However the more problematic case is what if the implementation wants to execute each green thread by accessing the registers directly out of memory without copying them to one standard location? Here we have more of a problem because now before each register access you have to check if that register is really there in that green thread's TCB, whereas if there are few enough registers that you just always allocate enough space for all of them, you don't have that problem.

So here again we might find use for a special register allocation instruction declaring a change in the number of registers being used, which probably leads to calling conventions with a register containing the number of currently active registers. In this case, if a green thread is executing directly out of memory, and it calls the library using more registers than it uses, the library's register allocation instruction will notify the runtime, which can do the check once at that time to see if there are enough registers in this green threads TCB and if not, to allocate more; then you don't have to consider this possibility when accessing registers, only when you hit those #register instructions. However that's pretty complicated, I think it might actually be simpler just to tell users that if they need a massive number of threads, just recompile everything to use less registers. So the idea is the encoding supports lots of registers, but the implementation (to the extent that "implementation" includes library binaries) has (at least four) different profiles depending on how much concurrency you need.

In other words, for a very concurrent implementation, just compile LOVM code to use less registers at compile time.

Now consider again the more likely case where some registers are actually copied into target platform registers. The target platform probably has fewer registers than LOVM in any case. So LOVM is probably going to have some registers stored in platform registers and others stored in memory. So it's already doing some sort of check (or compile time specialization) on the register number and treating them differently. In the case of green threads where we initially allocated too few registers, we're just adding one more check here.

Also in the green thread case, when you think about the objection that a small program might call a library that needs to use lots of registers and worry about how that means we can use less concurrent threats, that doesn't quite make sense because the actual amount of memory needed to store each thread state is dependent on the program not the ISA; that library had to store that state somewhere whether it's in registers or in heap allocated to that green thread, so using a different ISA with less registers would not have allowed you to run more green threats concurrently in total anyway! So it may not be a big deal; The real cost is offering more registers than the platform offers, which we probably do want to do at this level.

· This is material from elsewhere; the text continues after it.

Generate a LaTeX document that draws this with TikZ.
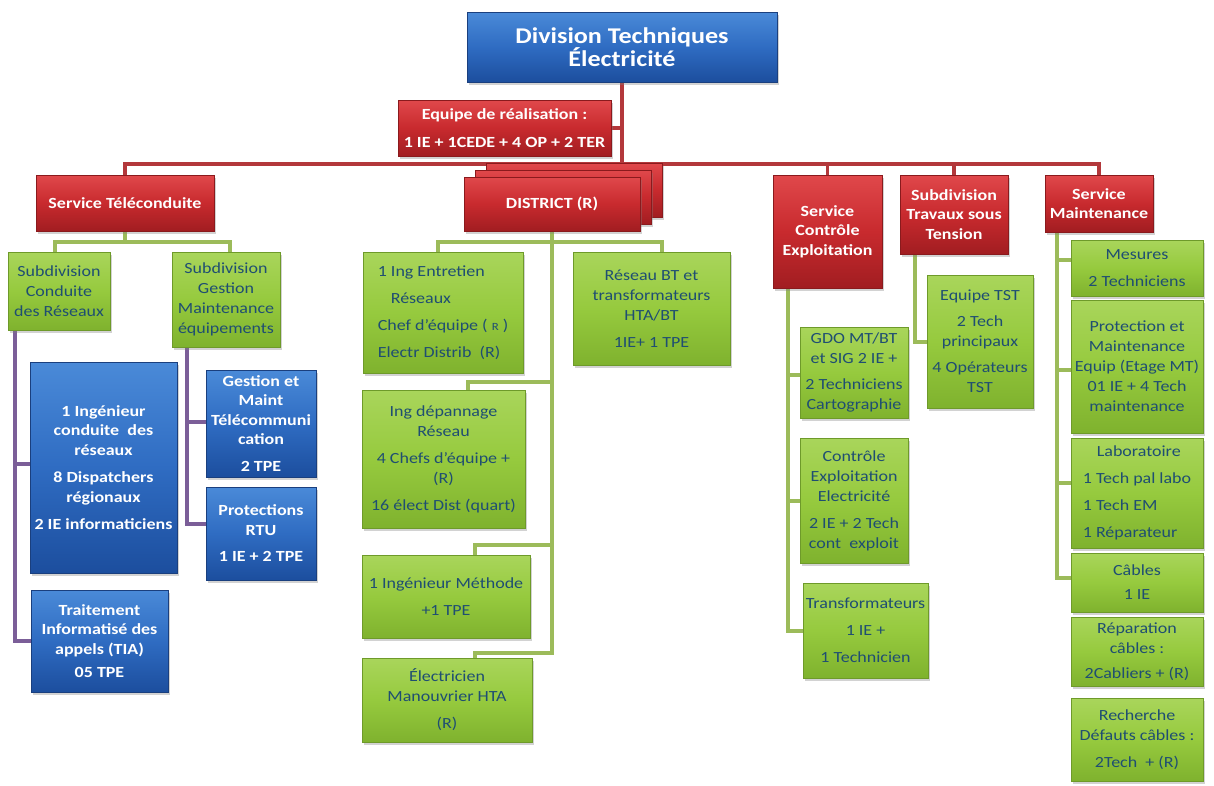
\documentclass[tikz,border=0pt]{standalone}
\usepackage{fontspec}
\setmainfont{Carlito}[FakeStretch=1.16]
\usetikzlibrary{shadows,calc,backgrounds}
\definecolor{bluT}{HTML}{4A8AD8}
\definecolor{bluM}{HTML}{2F6CC2}
\definecolor{bluB}{HTML}{1C4E9E}
\definecolor{bluD}{HTML}{1A3F7E}
\definecolor{redT}{HTML}{E0484B}
\definecolor{redM}{HTML}{C82A2E}
\definecolor{redB}{HTML}{A11D21}
\definecolor{redD}{HTML}{8A1A1D}
\definecolor{grnT}{HTML}{A9D55B}
\definecolor{grnM}{HTML}{96CA3E}
\definecolor{grnB}{HTML}{7FB22E}
\definecolor{grnD}{HTML}{6E9A2A}
\definecolor{txtB}{HTML}{1F4E72}
\definecolor{busR}{HTML}{B3383B}
\definecolor{lnG}{HTML}{9CBB5A}
\definecolor{lnP}{HTML}{7B5E98}
\tikzset{
 boxbase/.style={rectangle, inner sep=0pt, align=center, line width=0.6pt,
   drop shadow={opacity=0.35, shadow xshift=2pt, shadow yshift=-2.5pt}},
 bluebox/.style={boxbase, top color=bluT, bottom color=bluB, middle color=bluM, draw=bluD,
   text=white, font=\bfseries\fontsize{15.5}{19.5}\selectfont},
 redbox/.style={boxbase, top color=redT, bottom color=redB, middle color=redM, draw=redD,
   text=white, font=\bfseries\fontsize{15.5}{19.5}\selectfont},
 greenbox/.style={boxbase, top color=grnT, bottom color=grnB, middle color=grnM, draw=grnD,
   text=txtB, font=\fontsize{15.5}{20}\selectfont},
 busline/.style={draw=busR, line width=3.5pt},
 gline/.style={draw=lnG, line width=4pt},
 pline/.style={draw=lnP, line width=4pt},
}
\begin{document}
\begin{tikzpicture}[x=1pt,y=-1pt]
\useasboundingbox (0,0) rectangle (1214,785);
% top level
\node[bluebox, font=\bfseries\fontsize{22.5}{23}\selectfont, minimum width=310pt, minimum height=70pt] (top) at (622,47) {Division Techniques\\Électricité};
\node[redbox, font=\bfseries\fontsize{15.5}{28}\selectfont, minimum width=213pt, minimum height=56pt] (equipe) at (504.5,128) {Equipe de réalisation :\\1 IE + 1CEDE + 4 OP + 2 TER};
% services
\node[redbox, minimum width=178pt, minimum height=56pt] (tele) at (125,203) {Service Téléconduite};
\node[redbox, minimum width=176pt, minimum height=54pt] (d3) at (574,190) {};
\node[redbox, minimum width=176pt, minimum height=54pt] (d2) at (563,197) {};
\node[redbox, minimum width=176pt, minimum height=54pt] (dist) at (552,204) {DISTRICT (R)};
\node[redbox, minimum width=109pt, minimum height=113pt] (sce) at (827.5,231.5) {Service\\Contrôle\\Exploitation};
\node[redbox, minimum width=108pt, minimum height=79pt] (tst) at (954,214.5) {Subdivision\\Travaux sous\\Tension};
\node[redbox, minimum width=108pt, minimum height=57pt] (sm) at (1099,203.5) {Service\\Maintenance};
% Teleconduite
\node[greenbox, minimum width=102pt, minimum height=78pt] (sdc) at (59,291) {Subdivision\\Conduite\\des Réseaux};
\node[greenbox, minimum width=108pt, minimum height=95pt] (sdg) at (226,299.5) {Subdivision\\Gestion\\Maintenance\\équipements};
\node[bluebox, minimum width=147pt, minimum height=211pt] (ing) at (103.5,467.5) {1 Ingénieur\\conduite~ des\\réseaux\\[8pt]8 Dispatchers\\régionaux\\[8pt]2 IE informaticiens};
\node[bluebox, minimum width=137pt, minimum height=102pt] (tia) at (99.5,641) {Traitement\\Informatisé des\\appels (TIA)\\[4pt]05 TPE};
\node[bluebox, minimum width=110pt, minimum height=107pt] (gm) at (261,423.5) {Gestion et\\Maint\\Télécommuni\\cation\\[7pt]2 TPE};
\node[bluebox, minimum width=110pt, minimum height=93pt] (rtu) at (261,533.5) {Protections\\RTU\\[7pt]1 IE + 2 TPE};
% District
\node[greenbox, align=left, font=\fontsize{15.5}{27}\selectfont, minimum width=160pt, minimum height=121pt] (ent) at (443,312.5) {1 Ing Entretien\\\hspace*{13pt}Réseaux\\Chef d’équipe ( {\fontsize{11}{11}\selectfont R} )\\Electr Distrib~ (R)};
\node[greenbox, minimum width=157pt, minimum height=113pt] (rbt) at (651.5,308.5) {Réseau BT et\\transformateurs\\HTA/BT\\[7pt]1IE+ 1 TPE};
\node[greenbox, minimum width=163pt, minimum height=138pt] (dep) at (443.5,459) {Ing dépannage\\Réseau\\[7pt]4 Chefs d’équipe +\\(R)\\[7pt]16 élect Dist (quart)};
\node[greenbox, minimum width=168pt, minimum height=83pt] (met) at (446,596.5) {1 Ingénieur Méthode\\[7pt]+1 TPE};
\node[greenbox, minimum width=170pt, minimum height=84pt] (ele) at (447,700) {Électricien\\Manouvrier HTA\\[7pt](R)};
% Controle exploitation
\node[greenbox, minimum width=108pt, minimum height=91pt] (gdo) at (854,372.5) {GDO MT/BT\\et SIG 2 IE +\\[6pt]2 Techniciens\\Cartographie};
\node[greenbox, minimum width=108pt, minimum height=125pt] (cee) at (854,500.5) {Contrôle\\Exploitation\\Electricité\\[7pt]2 IE + 2 Tech\\cont~ exploit};
\node[greenbox, minimum width=125pt, minimum height=95pt] (tra) at (865.5,630.5) {Transformateurs\\[7pt]1 IE +\\[7pt]1 Technicien};
% TST
\node[greenbox, minimum width=106pt, minimum height=133pt] (eqt) at (980,341.5) {Equipe TST\\[6pt]2 Tech\\principaux\\[6pt]4 Opérateurs\\TST};
% Maintenance
\node[greenbox, minimum width=132pt, minimum height=56pt] (mes) at (1137,268) {Mesures\\[7pt]2 Techniciens};
\node[greenbox, minimum width=132pt, minimum height=133pt] (prot) at (1137,366.5) {Protection et\\Maintenance\\Equip (Etage MT)\\01 IE + 4 Tech\\maintenance};
\node[greenbox, align=left, font=\fontsize{15.5}{27}\selectfont, minimum width=132pt, minimum height=110pt] (lab) at (1137,493) {\hspace*{14pt}Laboratoire\\1 Tech pal labo\\1 Tech EM\\1 Réparateur};
\node[greenbox, minimum width=132pt, minimum height=59pt] (cab) at (1137,582.5) {Câbles\\[4pt]1 IE};
\node[greenbox, minimum width=132pt, minimum height=69pt] (rep) at (1137,651.5) {Réparation\\câbles :\\[5pt]2Cabliers + (R)};
\node[greenbox, minimum width=132pt, minimum height=83pt] (rec) at (1137,739.5) {Recherche\\Défauts câbles :\\[7pt]2Tech~ + (R)};
% connectors
\begin{scope}[on background layer]
\fill[white] (0,0) rectangle (1214,785);
\coordinate (bus) at (622,164);
\draw[busline] (top.south) -- (bus);
\draw[busline] (equipe.east) -- (equipe.east -| bus);
\draw[busline] (tele.north) |- (bus) -| (sm.north);
\draw[busline] (dist.north) -- (dist.north |- bus);
\draw[busline] (sce.north) -- (sce.north |- bus);
\draw[busline] (tst.north) -- (tst.north |- bus);
\draw[gline] (tele.south) -- ++(0,11) -| ([xshift=-4pt]sdc.north);
\draw[gline] (tele.south) -- ++(0,11) -| ([xshift=4pt]sdg.north);
\draw[pline] ([xshift=-44pt]sdc.south) |- ([yshift=4pt]ing.west);
\draw[pline] ([xshift=-44pt]sdc.south) |- (tia.west);
\draw[pline] ([xshift=-39pt]sdg.south) |- ([yshift=2pt]gm.west);
\draw[pline] ([xshift=-39pt]sdg.south) |- ([yshift=10pt]rtu.west);
\draw[gline] (dist.south) -- ++(0,11) -| ([xshift=-5pt]ent.north);
\draw[gline] (dist.south) -- ++(0,11) -| ([xshift=10pt]rbt.north);
\draw[gline] (dist.south) |- ($(dep.north)+(24,-8)$) -- ([xshift=24pt]dep.north);
\draw[gline] (dist.south) |- ($(met.north)+(29,-10)$) -- ([xshift=29pt]met.north);
\draw[gline] (dist.south) |- ($(ele.north)+(28,-5)$) -- ([xshift=28pt]ele.north);
\draw[gline] ([xshift=-39.5pt]sce.south) |- ([yshift=-2pt]gdo.west);
\draw[gline] ([xshift=-39.5pt]sce.south) |- (cee.west);
\draw[gline] ([xshift=-39.5pt]sce.south) |- (tra.west);
\draw[gline] ([xshift=-39pt]tst.south) |- (eqt.west);
\draw[gline] ([xshift=-42pt]sm.south) |- ([yshift=8pt]mes.west);
\draw[gline] ([xshift=-42pt]sm.south) |- ([yshift=-3pt]prot.west);
\draw[gline] ([xshift=-42pt]sm.south) |- ([yshift=10pt]lab.west);
\draw[gline] ([xshift=-42pt]sm.south) |- ([yshift=5pt]cab.west);
\end{scope}
\end{tikzpicture}
\end{document}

i guess what i'm saying is that if you really care about maximizing concurrency by having little state per thread, then you have to only call library calls that actually don't need much state, which is a property independent of how many registers it uses. If you don't meet that condition, no ISA can help you; you need to store more state than you have memory available. If you do meet that condition, then you can compile LOVM down to LOVM-with-less-registers if you need to.

---

to rewrite the previous section more readably:

the question is, how many registers should the LOVM ISA have?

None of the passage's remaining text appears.